# Exercise:
Write out exactly, please, every line from the beginning of the entries to the line holding "import math", and no pictures.

-------- Material for the task

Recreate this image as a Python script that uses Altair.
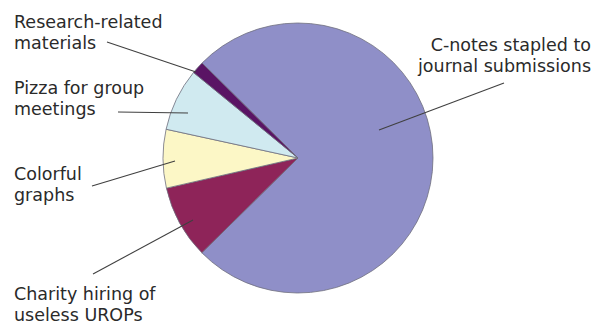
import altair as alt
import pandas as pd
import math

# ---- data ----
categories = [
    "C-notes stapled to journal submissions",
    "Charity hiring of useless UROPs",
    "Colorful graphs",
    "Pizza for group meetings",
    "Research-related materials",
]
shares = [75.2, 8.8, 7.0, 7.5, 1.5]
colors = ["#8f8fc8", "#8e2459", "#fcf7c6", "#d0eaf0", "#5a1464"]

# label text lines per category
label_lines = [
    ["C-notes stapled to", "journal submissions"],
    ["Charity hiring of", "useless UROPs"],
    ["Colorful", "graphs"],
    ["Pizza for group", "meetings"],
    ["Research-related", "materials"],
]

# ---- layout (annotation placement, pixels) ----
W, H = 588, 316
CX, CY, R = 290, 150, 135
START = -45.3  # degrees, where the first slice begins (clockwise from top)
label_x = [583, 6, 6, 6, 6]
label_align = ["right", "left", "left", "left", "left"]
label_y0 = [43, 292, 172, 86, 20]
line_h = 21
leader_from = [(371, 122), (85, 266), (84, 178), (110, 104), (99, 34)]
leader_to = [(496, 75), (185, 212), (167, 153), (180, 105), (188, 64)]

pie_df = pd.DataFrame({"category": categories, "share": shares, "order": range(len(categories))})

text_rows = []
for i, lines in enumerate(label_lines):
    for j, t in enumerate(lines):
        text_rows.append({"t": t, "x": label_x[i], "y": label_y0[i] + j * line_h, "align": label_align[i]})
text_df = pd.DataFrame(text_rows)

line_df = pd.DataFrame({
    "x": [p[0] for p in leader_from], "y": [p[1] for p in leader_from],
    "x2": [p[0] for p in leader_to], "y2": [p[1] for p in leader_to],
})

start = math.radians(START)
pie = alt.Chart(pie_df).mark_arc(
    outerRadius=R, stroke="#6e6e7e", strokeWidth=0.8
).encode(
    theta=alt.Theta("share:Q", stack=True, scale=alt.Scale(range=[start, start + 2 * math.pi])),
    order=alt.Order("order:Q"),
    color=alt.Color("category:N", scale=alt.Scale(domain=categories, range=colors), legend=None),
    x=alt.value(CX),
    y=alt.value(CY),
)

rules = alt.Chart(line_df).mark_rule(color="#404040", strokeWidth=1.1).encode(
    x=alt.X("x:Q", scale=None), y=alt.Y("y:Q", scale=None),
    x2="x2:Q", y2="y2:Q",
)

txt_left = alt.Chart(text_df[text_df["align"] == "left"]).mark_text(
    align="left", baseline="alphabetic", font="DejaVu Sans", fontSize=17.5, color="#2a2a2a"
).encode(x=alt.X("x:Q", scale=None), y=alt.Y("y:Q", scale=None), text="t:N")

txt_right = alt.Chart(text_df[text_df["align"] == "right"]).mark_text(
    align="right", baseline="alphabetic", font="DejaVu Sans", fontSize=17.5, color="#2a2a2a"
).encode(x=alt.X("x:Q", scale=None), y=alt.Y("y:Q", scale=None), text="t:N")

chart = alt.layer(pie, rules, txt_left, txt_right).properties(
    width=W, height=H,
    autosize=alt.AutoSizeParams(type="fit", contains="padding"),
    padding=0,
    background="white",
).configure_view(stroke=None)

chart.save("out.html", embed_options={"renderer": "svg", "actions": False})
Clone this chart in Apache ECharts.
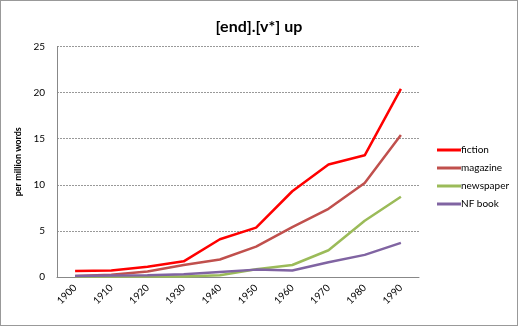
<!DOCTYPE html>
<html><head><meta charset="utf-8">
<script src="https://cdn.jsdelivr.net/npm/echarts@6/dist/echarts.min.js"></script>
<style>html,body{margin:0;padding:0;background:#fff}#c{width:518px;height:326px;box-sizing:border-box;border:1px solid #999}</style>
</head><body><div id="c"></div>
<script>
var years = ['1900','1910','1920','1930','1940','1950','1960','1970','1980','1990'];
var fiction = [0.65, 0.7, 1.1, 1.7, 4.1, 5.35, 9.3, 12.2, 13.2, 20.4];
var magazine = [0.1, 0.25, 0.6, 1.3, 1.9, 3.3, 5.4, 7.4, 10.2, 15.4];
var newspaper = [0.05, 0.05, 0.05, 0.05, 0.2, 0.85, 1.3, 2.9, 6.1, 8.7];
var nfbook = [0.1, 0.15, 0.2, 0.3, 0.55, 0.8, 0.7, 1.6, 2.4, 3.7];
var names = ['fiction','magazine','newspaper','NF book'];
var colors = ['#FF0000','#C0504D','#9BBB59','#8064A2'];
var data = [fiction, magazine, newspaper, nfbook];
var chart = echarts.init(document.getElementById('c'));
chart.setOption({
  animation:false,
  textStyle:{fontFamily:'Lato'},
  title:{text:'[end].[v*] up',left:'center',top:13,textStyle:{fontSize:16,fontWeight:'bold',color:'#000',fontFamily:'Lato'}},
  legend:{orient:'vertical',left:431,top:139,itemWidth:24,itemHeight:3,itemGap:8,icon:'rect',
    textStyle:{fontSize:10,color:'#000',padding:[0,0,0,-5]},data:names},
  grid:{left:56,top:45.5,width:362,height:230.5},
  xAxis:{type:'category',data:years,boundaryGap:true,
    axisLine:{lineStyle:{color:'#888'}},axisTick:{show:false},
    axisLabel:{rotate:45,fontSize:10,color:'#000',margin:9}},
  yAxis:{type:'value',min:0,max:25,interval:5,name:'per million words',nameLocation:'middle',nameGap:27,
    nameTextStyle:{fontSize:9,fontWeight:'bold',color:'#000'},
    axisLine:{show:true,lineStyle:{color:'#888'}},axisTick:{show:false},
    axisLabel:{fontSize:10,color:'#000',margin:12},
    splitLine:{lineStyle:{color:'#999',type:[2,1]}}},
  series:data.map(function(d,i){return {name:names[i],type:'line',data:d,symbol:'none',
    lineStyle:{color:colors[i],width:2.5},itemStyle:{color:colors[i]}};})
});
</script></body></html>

----------------

# Task answer:
Recreate this image as a Python script that uses Altair.
import altair as alt
import pandas as pd
import math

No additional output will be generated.